Population genomics analysis

To investigate the genetic relationship among individuals from the lab strains and sympatric natural populations, we performed 125 bp paired-end whole genome re-sequencing (HiSeq. 2500) of nine individuals from C population and nine individuals from R populations using a HiSeq. 2500. Calling of SNPs was performed using the Samtools mpileup, followed by vigorous filtering. The average genetic distance between each pair of individuals was estimated and followed by reconstructing phylogenetic trees using the neighbor program in the phylip package57. Weighted Fst using the vcftools58 estimated the level of genetic differentiation between the C and the R populations.

Evolution of host-range in the genus Spodoptera

The evolution of host-range in the genus Spodoptera was inferred under maximum likelihood using the phytools R package59, which allows to reconstruct ancestral states for a continuous trait (fastAnc function).

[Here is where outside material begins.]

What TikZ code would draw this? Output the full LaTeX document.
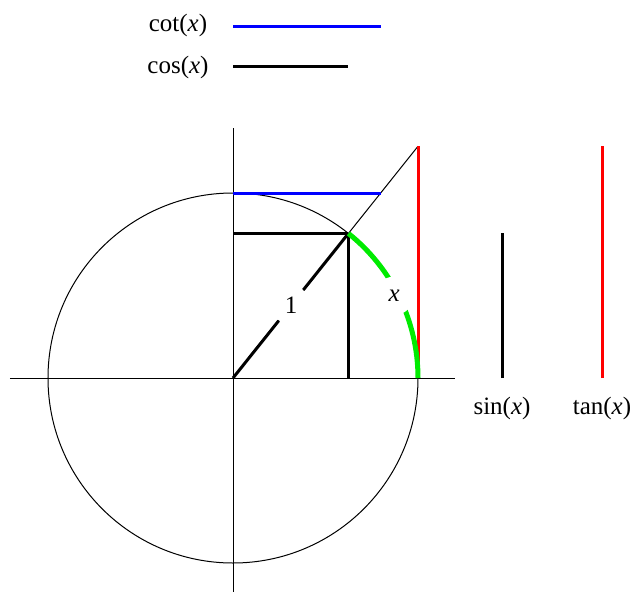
\documentclass[tikz,border=0pt]{standalone}
\usepackage{fontspec}
\setmainfont{Liberation Serif}
\usepackage{xcolor}
\usetikzlibrary{positioning}
\definecolor{arcgreen}{RGB}{0, 235, 0}
\definecolor{cotblue}{RGB}{0, 0, 255}
\definecolor{tanred}{RGB}{255, 0, 0}

\begin{document}
\begin{tikzpicture}[x=0.4pt, y=0.4pt,
    every node/.style={font=\fontsize{10}{12}\selectfont},
    thinline/.style={line width=0.4pt},
    fatline/.style={line width=1.2pt},
    gaplabel/.style={circle, fill=white, inner sep=0pt, minimum size=15.4pt}]
    % Picture frame
    \useasboundingbox (-233,-216) rectangle (399,378);

    % Angle and radius
    \def\ang{51.4}
    \def\rad{185}
    \pgfmathsetmacro{\cosv}{\rad*cos(\ang)}
    \pgfmathsetmacro{\sinv}{\rad*sin(\ang)}
    \pgfmathsetmacro{\tanv}{\rad*tan(\ang)}
    \pgfmathsetmacro{\cotv}{\rad*cot(\ang)}

    % Points
    \coordinate (O) at (0,0);
    \coordinate (P) at (\ang:\rad);
    \coordinate (C) at (0,\sinv);
    \coordinate (S) at (\cosv,0);
    \coordinate (A) at (\rad,0);
    \coordinate (T) at (\rad,\tanv);
    \coordinate (K0) at (0,\rad);
    \coordinate (K1) at (\cotv,\rad);
    \coordinate (xl) at (-223,0);
    \coordinate (xr) at (222,0);
    \coordinate (yt) at (0,250);
    \coordinate (yb) at (0,-214);

    % Axes and unit circle
    \draw[thinline] (xl) -- (xr);
    \draw[thinline] (yt) -- (yb);
    \draw[thinline] (O) circle (\rad);
    \draw[thinline] (O) -- (T);

    % Radius with its label
    \node[gaplabel] (one) at (\ang:93) {1};
    \draw[fatline] (O) -- (one) -- (P);

    % sin, cos, tan, cot in the circle
    \draw[fatline] (C) -- (P);
    \draw[fatline] (P) -- (S);
    \draw[fatline, tanred] (A) -- (T);
    \draw[fatline, cotblue] (K0) -- (K1);

    % Arc x
    \draw[line width=2pt, arcgreen] (A) arc (0:\ang:\rad);
    \node[gaplabel] (xlbl) at (27:181) {\textit{x}};

    % Legend
    \node (cotlbl) at (-55,353) {cot(\textit{x})};
    \node (coslbl) at (-55,311) {cos(\textit{x})};
    \coordinate (cota) at (0,351);
    \coordinate (cotb) at (\cotv,351);
    \coordinate (cosa) at (0,311);
    \coordinate (cosb) at (\cosv,311);
    \draw[fatline, cotblue] (cota) -- (cotb);
    \draw[fatline] (cosa) -- (cosb);

    % sin and tan on the right
    \coordinate (sa) at (269,0);
    \coordinate (sb) at (269,\sinv);
    \coordinate (ta) at (369,0);
    \coordinate (tb) at (369,\tanv);
    \draw[fatline] (sa) -- (sb);
    \draw[fatline, tanred] (ta) -- (tb);
    \node (sinlbl) at (269,-30) {sin(\textit{x})};
    \node (tanlbl) at (369,-30) {tan(\textit{x})};

\end{tikzpicture}
\end{document}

To do so, we used host-range information and the dated phylogeny from the study of ref. 7.

Data availability

The SfruDB Information system is available through the web portal: http://bipaa.genouest.org/is/lepidodb/spodoptera_frugiperda/. The WGS reads, the two corn and rice reference genome assemblies and their gene annotation have been submitted to the EBI under the number PRJEB13110 and PRJEB13834.